Hello everyone quick question,

Is there a way to make the short notes in Cinebrass (1/2, 1/4, 1/8) less "punchy"? They are much louder than the legato notes for example and while I do want a short, sharp note...I want like...less air from the player if that makes sense. I know I can automate the dynamics knob but, for example, if I have legato note then 1/4 note then legato note it's hard to change the dynamics quickly and only for that one 1/4 note.

Thank you!


----------



## JumpStartMars (May 15, 2022)

JumpStartMars said:


> Hello everyone quick question,
> 
> Is there a way to make the short notes in Cinebrass (1/2, 1/4, 1/8) less "punchy"? They are much louder than the legato notes for example and while I do want a short, sharp note...I want like...less air from the player if that makes sense.

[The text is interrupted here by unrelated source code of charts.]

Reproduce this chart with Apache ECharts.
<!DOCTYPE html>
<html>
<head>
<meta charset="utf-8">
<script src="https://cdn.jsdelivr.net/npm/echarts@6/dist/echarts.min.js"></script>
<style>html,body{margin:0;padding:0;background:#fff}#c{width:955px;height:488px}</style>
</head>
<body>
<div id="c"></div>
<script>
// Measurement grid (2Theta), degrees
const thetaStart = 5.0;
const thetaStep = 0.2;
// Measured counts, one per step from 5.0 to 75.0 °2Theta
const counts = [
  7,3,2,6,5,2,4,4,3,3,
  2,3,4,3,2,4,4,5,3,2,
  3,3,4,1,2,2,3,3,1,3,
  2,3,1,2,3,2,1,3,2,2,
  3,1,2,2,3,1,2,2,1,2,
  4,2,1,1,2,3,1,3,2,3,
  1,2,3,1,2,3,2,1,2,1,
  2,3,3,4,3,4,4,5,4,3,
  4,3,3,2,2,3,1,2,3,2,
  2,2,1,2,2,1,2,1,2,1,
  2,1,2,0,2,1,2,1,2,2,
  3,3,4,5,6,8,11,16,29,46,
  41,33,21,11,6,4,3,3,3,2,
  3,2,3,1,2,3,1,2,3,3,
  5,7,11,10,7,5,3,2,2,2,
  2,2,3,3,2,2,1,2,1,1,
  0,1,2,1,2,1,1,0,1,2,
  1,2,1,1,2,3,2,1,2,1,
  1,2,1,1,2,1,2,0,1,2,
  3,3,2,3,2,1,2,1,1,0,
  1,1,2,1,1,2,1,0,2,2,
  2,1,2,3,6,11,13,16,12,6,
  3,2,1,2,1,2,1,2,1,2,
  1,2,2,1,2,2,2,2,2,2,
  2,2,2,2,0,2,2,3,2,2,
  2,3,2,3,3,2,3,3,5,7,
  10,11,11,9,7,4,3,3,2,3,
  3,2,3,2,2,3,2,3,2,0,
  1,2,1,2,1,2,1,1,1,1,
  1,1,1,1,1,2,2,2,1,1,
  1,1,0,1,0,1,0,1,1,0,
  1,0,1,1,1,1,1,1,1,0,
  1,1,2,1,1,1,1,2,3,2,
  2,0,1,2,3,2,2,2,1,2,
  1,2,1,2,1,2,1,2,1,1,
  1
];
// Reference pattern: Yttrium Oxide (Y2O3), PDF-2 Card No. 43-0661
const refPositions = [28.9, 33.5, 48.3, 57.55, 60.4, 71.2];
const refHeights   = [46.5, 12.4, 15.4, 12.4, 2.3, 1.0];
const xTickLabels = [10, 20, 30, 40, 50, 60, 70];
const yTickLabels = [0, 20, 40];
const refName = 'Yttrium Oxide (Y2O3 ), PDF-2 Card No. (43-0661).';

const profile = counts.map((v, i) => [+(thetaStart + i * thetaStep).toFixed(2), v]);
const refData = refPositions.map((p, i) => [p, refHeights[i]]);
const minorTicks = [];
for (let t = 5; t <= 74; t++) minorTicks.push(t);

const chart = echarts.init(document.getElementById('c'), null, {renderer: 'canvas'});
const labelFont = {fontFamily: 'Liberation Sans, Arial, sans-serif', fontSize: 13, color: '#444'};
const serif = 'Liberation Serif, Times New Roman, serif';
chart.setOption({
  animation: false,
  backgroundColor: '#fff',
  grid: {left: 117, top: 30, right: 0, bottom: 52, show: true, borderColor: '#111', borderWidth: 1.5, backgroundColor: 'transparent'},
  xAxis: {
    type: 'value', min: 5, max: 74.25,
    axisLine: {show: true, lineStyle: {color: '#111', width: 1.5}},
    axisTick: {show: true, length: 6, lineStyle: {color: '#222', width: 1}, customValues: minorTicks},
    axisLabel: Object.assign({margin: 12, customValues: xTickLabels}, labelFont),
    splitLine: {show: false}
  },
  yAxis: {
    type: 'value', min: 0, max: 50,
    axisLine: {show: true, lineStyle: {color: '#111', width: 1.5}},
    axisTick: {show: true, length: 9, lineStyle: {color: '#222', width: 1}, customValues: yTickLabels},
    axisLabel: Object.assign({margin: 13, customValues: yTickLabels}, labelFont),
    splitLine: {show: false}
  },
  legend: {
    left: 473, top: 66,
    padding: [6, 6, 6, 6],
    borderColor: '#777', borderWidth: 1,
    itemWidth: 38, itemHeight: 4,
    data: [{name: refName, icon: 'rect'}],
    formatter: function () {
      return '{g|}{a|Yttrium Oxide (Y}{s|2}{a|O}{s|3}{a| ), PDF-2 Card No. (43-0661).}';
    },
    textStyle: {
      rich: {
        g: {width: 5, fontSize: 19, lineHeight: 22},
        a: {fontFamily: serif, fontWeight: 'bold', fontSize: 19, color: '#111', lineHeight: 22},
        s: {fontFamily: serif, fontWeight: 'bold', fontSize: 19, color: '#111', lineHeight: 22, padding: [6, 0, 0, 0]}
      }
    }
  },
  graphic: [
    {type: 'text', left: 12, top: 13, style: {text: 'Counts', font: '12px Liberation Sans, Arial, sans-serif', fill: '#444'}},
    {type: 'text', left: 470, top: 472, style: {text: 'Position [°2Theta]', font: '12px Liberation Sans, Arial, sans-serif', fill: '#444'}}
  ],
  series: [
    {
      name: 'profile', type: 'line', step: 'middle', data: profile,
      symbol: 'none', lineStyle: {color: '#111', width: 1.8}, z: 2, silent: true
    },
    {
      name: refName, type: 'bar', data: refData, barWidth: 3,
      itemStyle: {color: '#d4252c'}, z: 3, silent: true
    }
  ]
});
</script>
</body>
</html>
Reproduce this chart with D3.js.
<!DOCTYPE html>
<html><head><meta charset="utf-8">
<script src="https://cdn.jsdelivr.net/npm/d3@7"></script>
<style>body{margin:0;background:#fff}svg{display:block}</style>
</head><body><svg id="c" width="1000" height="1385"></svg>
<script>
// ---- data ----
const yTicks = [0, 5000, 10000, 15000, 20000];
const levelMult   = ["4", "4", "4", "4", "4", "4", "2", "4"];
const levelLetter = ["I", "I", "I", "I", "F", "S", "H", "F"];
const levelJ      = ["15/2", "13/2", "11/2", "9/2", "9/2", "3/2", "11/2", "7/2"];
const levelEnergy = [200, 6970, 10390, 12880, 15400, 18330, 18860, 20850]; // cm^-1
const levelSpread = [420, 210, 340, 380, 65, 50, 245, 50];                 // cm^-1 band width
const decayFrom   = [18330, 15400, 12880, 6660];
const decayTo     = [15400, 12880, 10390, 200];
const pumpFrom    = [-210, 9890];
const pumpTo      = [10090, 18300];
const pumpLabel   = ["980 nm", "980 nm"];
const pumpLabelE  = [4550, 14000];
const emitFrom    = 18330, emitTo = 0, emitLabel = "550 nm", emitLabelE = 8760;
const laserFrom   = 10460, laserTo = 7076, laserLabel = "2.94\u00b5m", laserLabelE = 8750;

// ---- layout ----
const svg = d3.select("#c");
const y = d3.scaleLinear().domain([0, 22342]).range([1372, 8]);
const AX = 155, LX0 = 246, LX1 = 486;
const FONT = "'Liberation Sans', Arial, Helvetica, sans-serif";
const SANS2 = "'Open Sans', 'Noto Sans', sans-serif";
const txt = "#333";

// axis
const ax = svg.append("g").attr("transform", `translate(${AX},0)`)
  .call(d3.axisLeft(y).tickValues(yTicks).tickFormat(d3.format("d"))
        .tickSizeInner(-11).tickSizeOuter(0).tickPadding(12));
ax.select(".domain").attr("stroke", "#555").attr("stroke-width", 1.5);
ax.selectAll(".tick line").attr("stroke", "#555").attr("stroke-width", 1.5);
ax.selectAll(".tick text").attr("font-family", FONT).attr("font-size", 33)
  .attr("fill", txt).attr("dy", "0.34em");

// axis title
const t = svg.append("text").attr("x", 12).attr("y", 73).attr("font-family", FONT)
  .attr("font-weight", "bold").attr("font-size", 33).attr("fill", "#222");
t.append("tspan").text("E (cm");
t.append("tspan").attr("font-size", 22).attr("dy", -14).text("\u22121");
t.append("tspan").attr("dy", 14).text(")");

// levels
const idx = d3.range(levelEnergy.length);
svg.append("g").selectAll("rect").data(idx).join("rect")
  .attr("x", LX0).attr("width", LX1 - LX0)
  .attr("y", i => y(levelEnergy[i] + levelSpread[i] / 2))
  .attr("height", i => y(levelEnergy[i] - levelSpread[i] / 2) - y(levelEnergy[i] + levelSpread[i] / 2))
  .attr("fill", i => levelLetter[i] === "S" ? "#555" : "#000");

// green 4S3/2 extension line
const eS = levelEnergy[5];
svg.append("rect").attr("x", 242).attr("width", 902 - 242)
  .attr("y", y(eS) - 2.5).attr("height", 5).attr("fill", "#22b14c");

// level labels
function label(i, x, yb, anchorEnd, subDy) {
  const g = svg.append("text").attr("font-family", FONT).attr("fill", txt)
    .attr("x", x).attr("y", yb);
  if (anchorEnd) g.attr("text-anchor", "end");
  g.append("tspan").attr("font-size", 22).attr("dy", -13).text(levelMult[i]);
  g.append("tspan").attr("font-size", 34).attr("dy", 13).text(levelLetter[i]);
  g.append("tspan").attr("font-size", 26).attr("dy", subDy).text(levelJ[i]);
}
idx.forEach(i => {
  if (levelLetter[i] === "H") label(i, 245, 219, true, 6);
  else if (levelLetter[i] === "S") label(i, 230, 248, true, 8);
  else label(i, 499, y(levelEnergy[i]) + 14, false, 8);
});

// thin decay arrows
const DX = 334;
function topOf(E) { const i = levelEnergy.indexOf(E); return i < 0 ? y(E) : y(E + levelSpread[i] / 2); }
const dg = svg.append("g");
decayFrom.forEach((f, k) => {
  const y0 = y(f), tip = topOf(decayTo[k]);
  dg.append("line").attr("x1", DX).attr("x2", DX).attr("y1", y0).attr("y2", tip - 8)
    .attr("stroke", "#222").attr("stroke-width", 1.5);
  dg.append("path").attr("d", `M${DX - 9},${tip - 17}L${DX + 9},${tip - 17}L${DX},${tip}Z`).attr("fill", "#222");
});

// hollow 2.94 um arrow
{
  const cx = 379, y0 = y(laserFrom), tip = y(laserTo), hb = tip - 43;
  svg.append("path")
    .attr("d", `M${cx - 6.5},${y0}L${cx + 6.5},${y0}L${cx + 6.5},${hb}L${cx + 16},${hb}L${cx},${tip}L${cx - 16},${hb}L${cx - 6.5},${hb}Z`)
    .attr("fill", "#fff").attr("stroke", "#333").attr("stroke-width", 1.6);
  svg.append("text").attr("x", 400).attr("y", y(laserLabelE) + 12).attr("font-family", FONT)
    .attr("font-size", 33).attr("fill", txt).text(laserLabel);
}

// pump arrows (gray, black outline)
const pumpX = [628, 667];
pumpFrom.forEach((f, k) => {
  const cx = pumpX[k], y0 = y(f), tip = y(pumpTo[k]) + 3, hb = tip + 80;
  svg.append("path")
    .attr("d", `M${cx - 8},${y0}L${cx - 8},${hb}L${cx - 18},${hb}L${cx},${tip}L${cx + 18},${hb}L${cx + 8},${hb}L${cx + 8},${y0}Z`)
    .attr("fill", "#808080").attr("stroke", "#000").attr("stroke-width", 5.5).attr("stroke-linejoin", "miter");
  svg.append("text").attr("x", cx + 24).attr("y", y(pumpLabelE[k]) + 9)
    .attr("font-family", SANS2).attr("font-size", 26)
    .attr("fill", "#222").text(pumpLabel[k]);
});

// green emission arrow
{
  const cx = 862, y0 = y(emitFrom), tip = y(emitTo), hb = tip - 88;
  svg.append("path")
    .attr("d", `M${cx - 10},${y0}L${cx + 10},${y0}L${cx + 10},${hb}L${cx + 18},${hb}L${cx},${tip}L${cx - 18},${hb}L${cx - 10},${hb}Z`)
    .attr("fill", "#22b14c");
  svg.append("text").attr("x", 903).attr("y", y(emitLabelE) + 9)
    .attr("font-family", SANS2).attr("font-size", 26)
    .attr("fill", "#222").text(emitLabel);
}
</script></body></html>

I know I can automate the dynamics knob but, for example, if I have legato note then 1/4 note then legato note it's hard to change the dynamics quickly and only for that one 1/4 note.
> 
> Thank you!


Sorry I actually just figured it out lol. It was because, by default I guess, the mod wheel controls the velocity of the short notes but you can just turn that off with one click and then you can change the velocity directly not using the mod wheel.


----------